The Okun people have resolved to press for the re-adjustment of their political boundary at the National Conference which opens in Abuja on Monday November 17.
This is contained in a 16-point communiqué issued last week in Kabba, Kogi State, at a special conference of their umbrella socio-cultural organization, Okun Development Association.
The conference presided over by former Health Minister, Professor Eyitayo Lambo, was convened to articulate the position the Okun people will canvass at the National Conference.
They also reaffirmed their Yoruba culture, values and territory which, according to them were congruent with the South-West “without any natural or ecological barrier”.
The Okun people are in Yagba West, Yagba East, Mopamuro, Ijumu and Kabba/Bunu Local Government Areas of Kogi State while the Oworo form half of the population of Lokoja Local Government Area.
The Okun people, who spoke with Sunday Trust at the weekend, said they would get better treatment in all aspects of life if they joined other Yorubas in the South-West.

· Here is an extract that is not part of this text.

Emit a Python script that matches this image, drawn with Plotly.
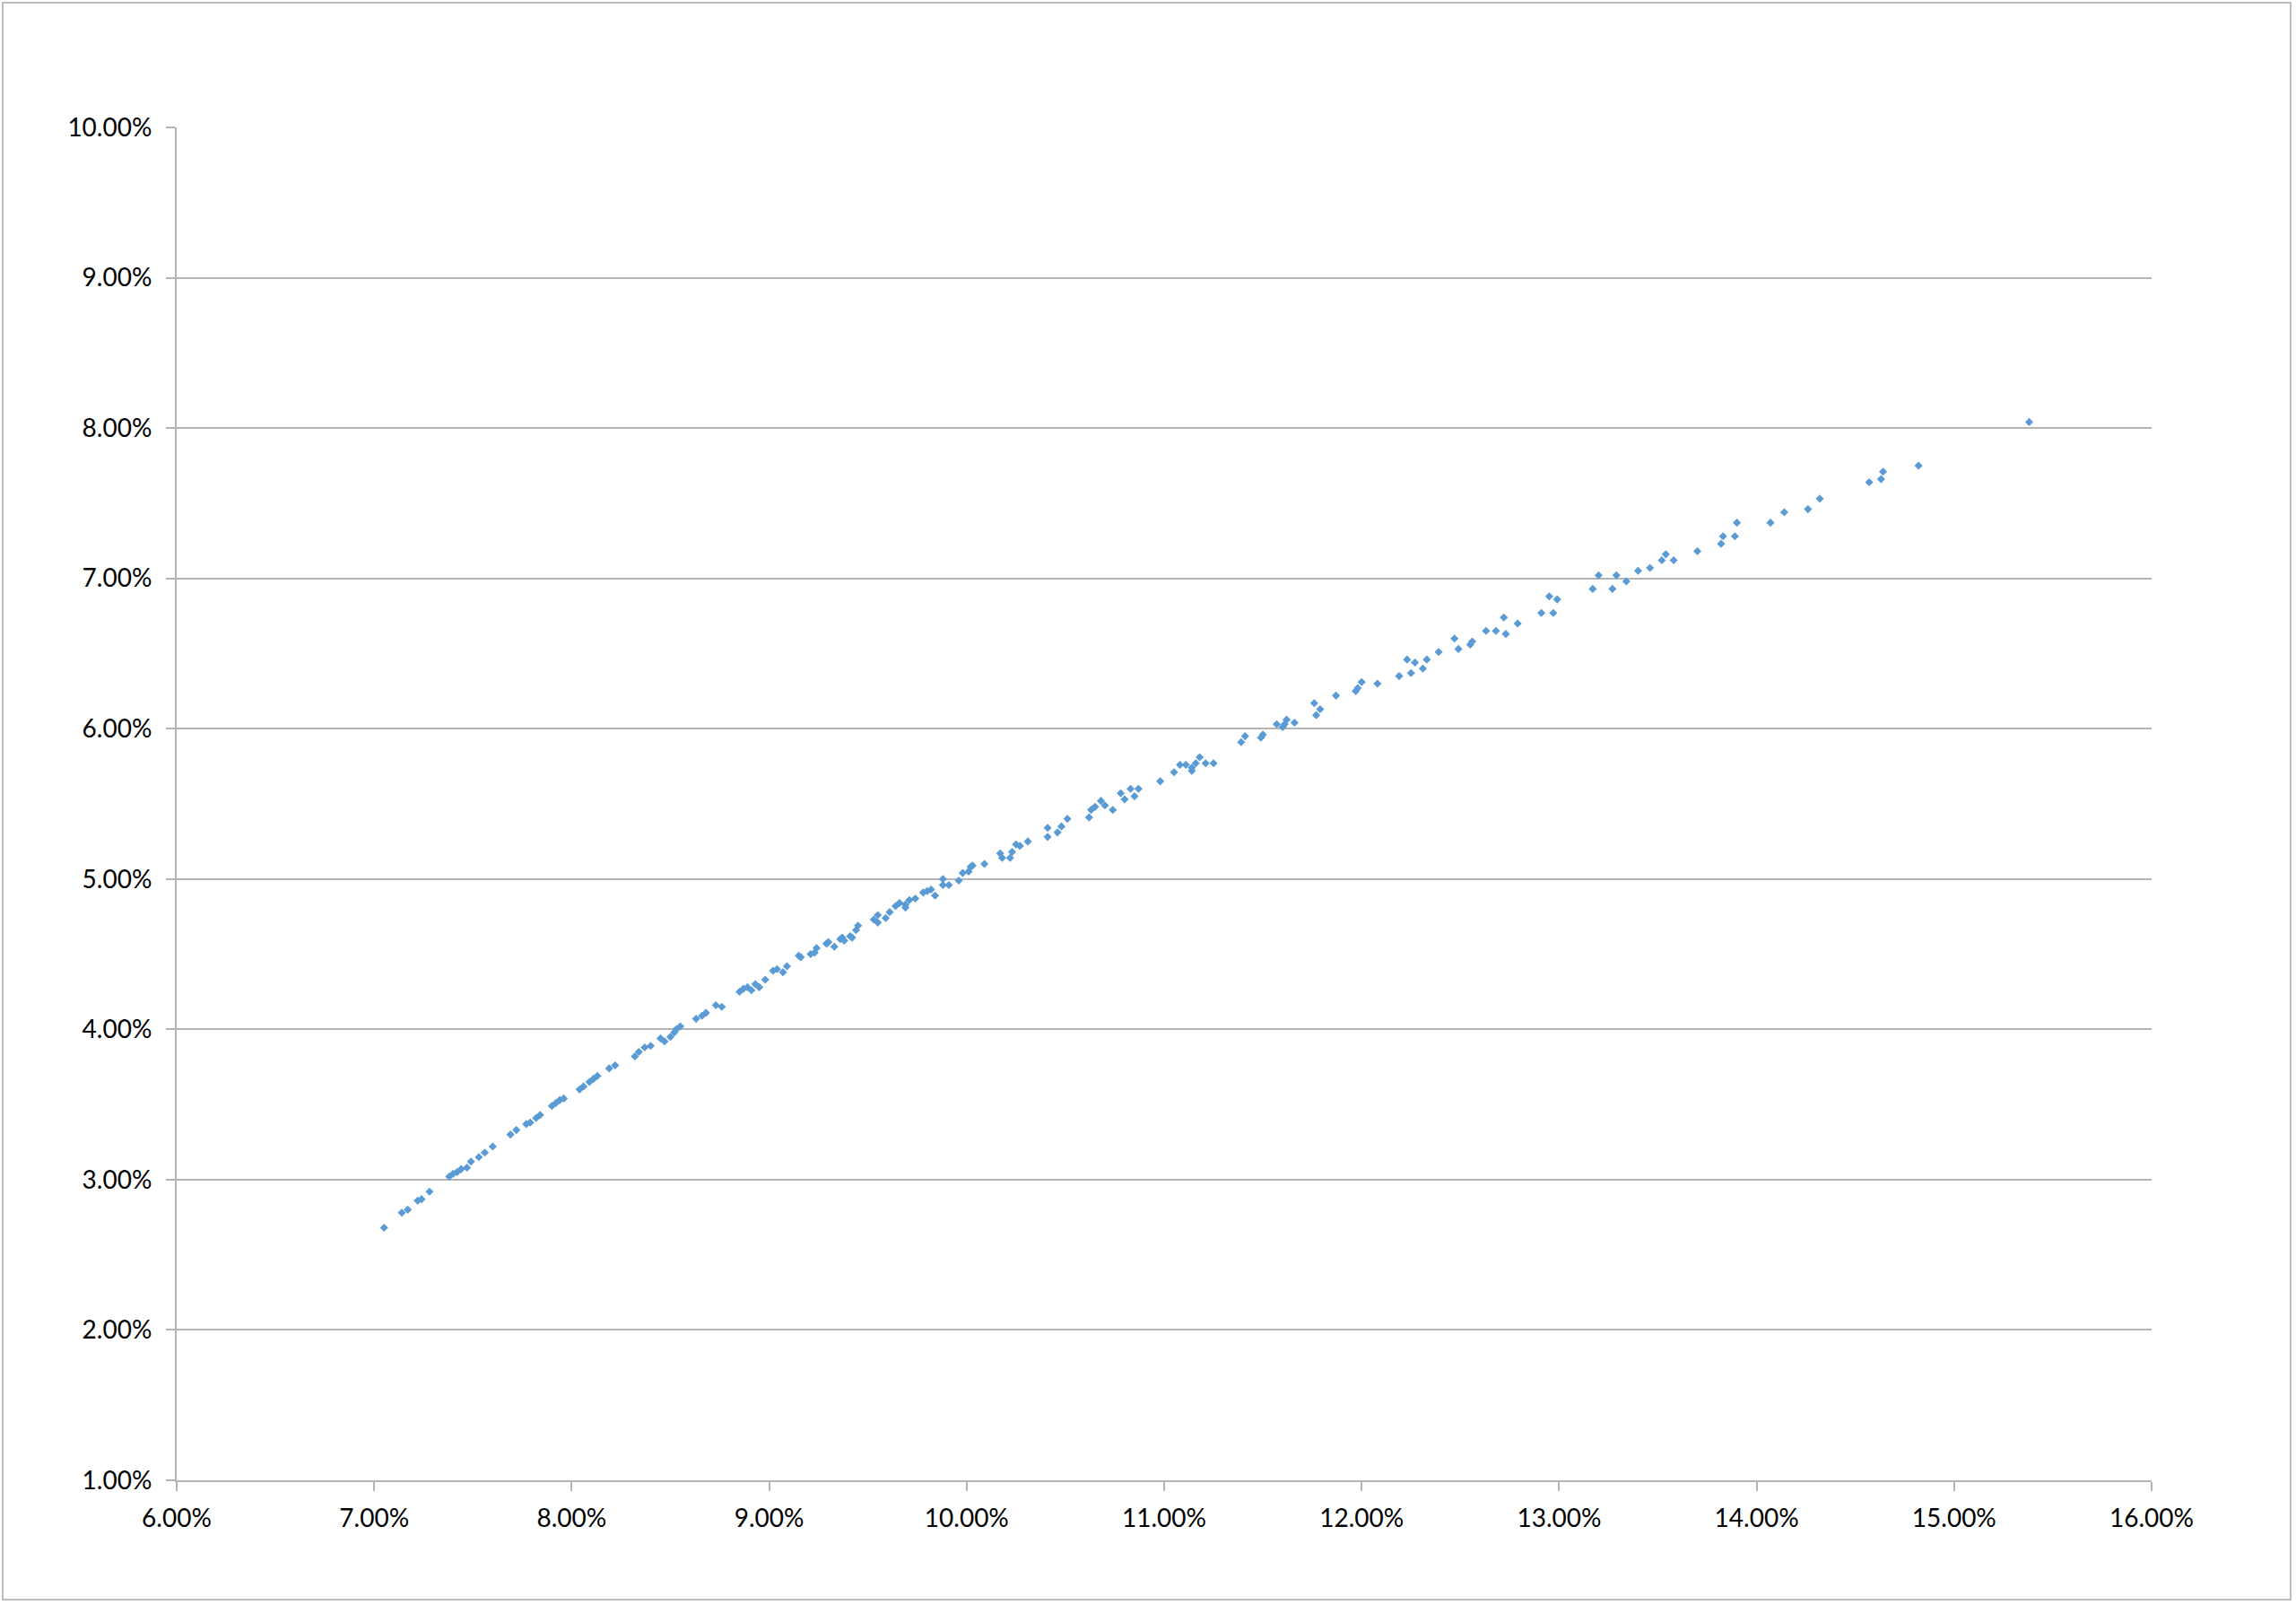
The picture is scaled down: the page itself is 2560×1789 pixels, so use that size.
import plotly.graph_objects as go

# Values (percent units)
x_vals = [
    7.05, 7.14, 7.17, 7.22, 7.24, 7.28, 7.38, 7.40, 7.42, 7.44, 7.47, 7.49, 7.53, 7.56, 7.60,
    7.69, 7.72, 7.77, 7.79, 7.82, 7.84, 7.90, 7.92, 7.94, 7.96, 8.04, 8.06, 8.09, 8.11, 8.13,
    8.19, 8.22, 8.32, 8.34, 8.37, 8.40, 8.45, 8.47, 8.50, 8.52, 8.53, 8.55, 8.63, 8.66, 8.68,
    8.73, 8.76, 8.85, 8.87, 8.89, 8.91, 8.93, 8.95, 8.98, 9.02, 9.04, 9.07, 9.09,
    9.16, 9.15, 9.21, 9.23, 9.24, 9.29, 9.30, 9.33, 9.36, 9.37, 9.38, 9.41, 9.42, 9.44, 9.45,
    9.53, 9.55, 9.55, 9.59, 9.61, 9.64, 9.66, 9.69, 9.69, 9.71, 9.74, 9.78, 9.80, 9.82, 9.84,
    9.88, 9.88, 9.91, 9.96, 9.98, 10.01, 10.02, 10.03, 10.09, 10.17, 10.18, 10.22, 10.23, 10.25,
    10.27, 10.31, 10.41, 10.41, 10.46, 10.48, 10.51, 10.62, 10.63, 10.65, 10.68, 10.70, 10.74,
    10.78, 10.80, 10.83, 10.85, 10.87, 10.98, 11.05, 11.08, 11.11, 11.14, 11.14, 11.16, 11.18,
    11.21, 11.25, 11.39, 11.41,
    11.49, 11.50, 11.57, 11.60, 11.61, 11.62, 11.66,
    11.76, 11.79, 11.77, 11.87, 11.97, 11.98, 12.00, 12.08, 12.19, 12.23, 12.25, 12.27, 12.31,
    12.33, 12.39, 12.47, 12.49, 12.55, 12.56, 12.63, 12.68, 12.72, 12.73, 12.79, 12.91, 12.95,
    12.97, 12.99, 13.17, 13.20, 13.27, 13.29, 13.34, 13.40, 13.46, 13.52, 13.54, 13.58, 13.70,
    13.82, 13.83, 13.89, 13.90, 14.07, 14.14, 14.26, 14.32,
    14.57, 14.63, 14.64, 14.82, 15.38,
]
y_vals = [
    2.68, 2.78, 2.80, 2.86, 2.87, 2.92, 3.02, 3.04, 3.05, 3.07, 3.08, 3.12, 3.15, 3.18, 3.22,
    3.30, 3.33, 3.37, 3.38, 3.41, 3.43, 3.49, 3.51, 3.53, 3.54, 3.60, 3.62, 3.65, 3.67, 3.69,
    3.74, 3.76, 3.82, 3.85, 3.88, 3.89, 3.94, 3.92, 3.95, 3.98, 4.00, 4.02, 4.07, 4.09, 4.11,
    4.16, 4.15, 4.25, 4.27, 4.28, 4.26, 4.30, 4.28, 4.33, 4.39, 4.40, 4.38, 4.42,
    4.48, 4.49, 4.50, 4.51, 4.54, 4.57, 4.58, 4.55, 4.60, 4.61, 4.59, 4.62, 4.61, 4.66, 4.69,
    4.73, 4.71, 4.76, 4.74, 4.78, 4.82, 4.84, 4.83, 4.81, 4.86, 4.87, 4.91, 4.92, 4.93, 4.89,
    5.00, 4.96, 4.96, 4.99, 5.04, 5.05, 5.08, 5.09, 5.10, 5.17, 5.14, 5.14, 5.18, 5.23,
    5.22, 5.25, 5.34, 5.28, 5.31, 5.35, 5.40, 5.41, 5.46, 5.48, 5.52, 5.49, 5.46,
    5.57, 5.53, 5.60, 5.55, 5.60, 5.65, 5.71, 5.76, 5.76, 5.72, 5.74, 5.77, 5.81,
    5.77, 5.77, 5.91, 5.95,
    5.94, 5.96, 6.03, 6.01, 6.03, 6.06, 6.04,
    6.17, 6.13, 6.09, 6.22, 6.25, 6.27, 6.31, 6.30, 6.35, 6.46, 6.37, 6.44, 6.40,
    6.46, 6.51, 6.60, 6.53, 6.56, 6.58, 6.65, 6.65, 6.74, 6.63, 6.70, 6.77, 6.88,
    6.77, 6.86, 6.93, 7.02, 6.93, 7.02, 6.98, 7.05, 7.07, 7.12, 7.16, 7.12, 7.18,
    7.23, 7.28, 7.28, 7.37, 7.37, 7.44, 7.46, 7.53,
    7.64, 7.66, 7.71, 7.75, 8.04,
]

x_ticks = [6, 7, 8, 9, 10, 11, 12, 13, 14, 15, 16]
x_tick_labels = ["6.00%", "7.00%", "8.00%", "9.00%", "10.00%", "11.00%",
                 "12.00%", "13.00%", "14.00%", "15.00%", "16.00%"]
y_ticks = [1, 2, 3, 4, 5, 6, 7, 8, 9, 10]
y_tick_labels = ["1.00%", "2.00%", "3.00%", "4.00%", "5.00%",
                 "6.00%", "7.00%", "8.00%", "9.00%", "10.00%"]
x_range = [6, 16]
y_range = [1, 10]

W, H = 2560, 1789
ML, MR, MT, MB = 197, 161, 142, 139
PW, PH = W - ML - MR, H - MT - MB

GRID = "#b4b4b4"
FONT = "Lato, 'Open Sans', sans-serif"

fig = go.Figure(
    go.Scatter(
        x=x_vals, y=y_vals, mode="markers",
        marker=dict(symbol="diamond", size=7, color="#5B9BD5", line=dict(width=0)),
        hoverinfo="x+y", showlegend=False,
    )
)

axis_common = dict(
    showline=True, linecolor=GRID, linewidth=2,
    ticks="outside", ticklen=10, tickwidth=2, tickcolor=GRID,
    zeroline=False,
    tickfont=dict(family=FONT, size=28, color="#000000"),
)

fig.update_xaxes(range=x_range, tickvals=x_ticks, ticktext=x_tick_labels,
                 showgrid=False, ticklabelstandoff=6, **axis_common)
fig.update_yaxes(range=y_range, tickvals=y_ticks, ticktext=y_tick_labels, showgrid=True,
                 gridcolor=GRID, gridwidth=2, ticklabelstandoff=10, **axis_common)

# outer chart border (page px: 3..2554 horizontally, 2..1783 vertically)
fig.add_shape(
    type="rect", xref="paper", yref="paper",
    x0=(3 - ML) / PW, x1=(2554 - ML) / PW,
    y0=((H - MB) - 1783) / PH, y1=((H - MB) - 3) / PH,
    line=dict(color="#bdbdbd", width=2), fillcolor="rgba(0,0,0,0)", layer="below",
)

fig.update_layout(
    width=W, height=H,
    margin=dict(l=ML, r=MR, t=MT, b=MB, pad=0),
    paper_bgcolor="white", plot_bgcolor="white",
    font=dict(family=FONT, size=28, color="#000000"),
)

fig.write_html(
    "out.html",
    config={"displayModeBar": False},
    post_script="document.body.style.margin='0';document.body.style.overflow='hidden';",
)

They complained of marginalisation in government employment and distribution of social amenities. Yori Afolabi, who is representing Ijumu state constituency in Kogi State House of Assembly, stated that the Okun people who had no cultural affinity with the north were put in the region by mistake.
Also speaking, Chief Clarence Olafemi believed that joining their Yoruba speaking nation would be of benefit for them.
Olafemi, who was the former acting governor and speaker of the state, said the Yoruba speaking minority were agitating to join other Yorubas in the South-West because of the current marginalization.
“If infrastructures are evenly distributed, no one would want to leave. For instance, if you look at the budget of Kogi State, you would be amazed of the paltry sum given to the Okun and Ebira. Since the creation of the State, one ethnic group has been ruling the State. Let every tribe have a say in the governance of their State. The agitation is as a result of unfair imbalance in infrastructure distribution and permanent dominance of one ethnic group over the others. When we were in Kwara, an Ebira man from the minority became the governor. This cannot happen in Kogi. I believe we would fare better if we leave because there would be no segregation as we would be speaking the same language,” he said.
Also, one human rights activist from Okun land, Idris Abdul Miliki said Okun people ought to be among the major ethnic groups. Miliki said they were rather being treated like a minority, noting that the Yoruba dialect of an Ijebu, Oyo and Egba man was not different from that of an Okun man from Kogi State.
The Executive Director, Centre for Human Right and Conflict Resolution, said people would definitely move to where they thought their interest would be better protected.
In the same vein, the Kwara South Consultative Forum have said the Yoruba in Kwara State should be aligned with their kinsmen in the South-West where they would have their own administrative unit.
Speaking with Sunday Trust, the Secretary of the forum, Otunba Simeon Daramola said the clamour was not out of animosity but the need to identify with their kiths and kins in the South-West with whom they shared similar language and culture.
The forum had, on February 15, held a stakeholders’ conference in Omu-Aran, headquarters of Irepodun Local Government Area where they advocated the creation of state to represent the interest of Yoruba in Kwara and Kogi States.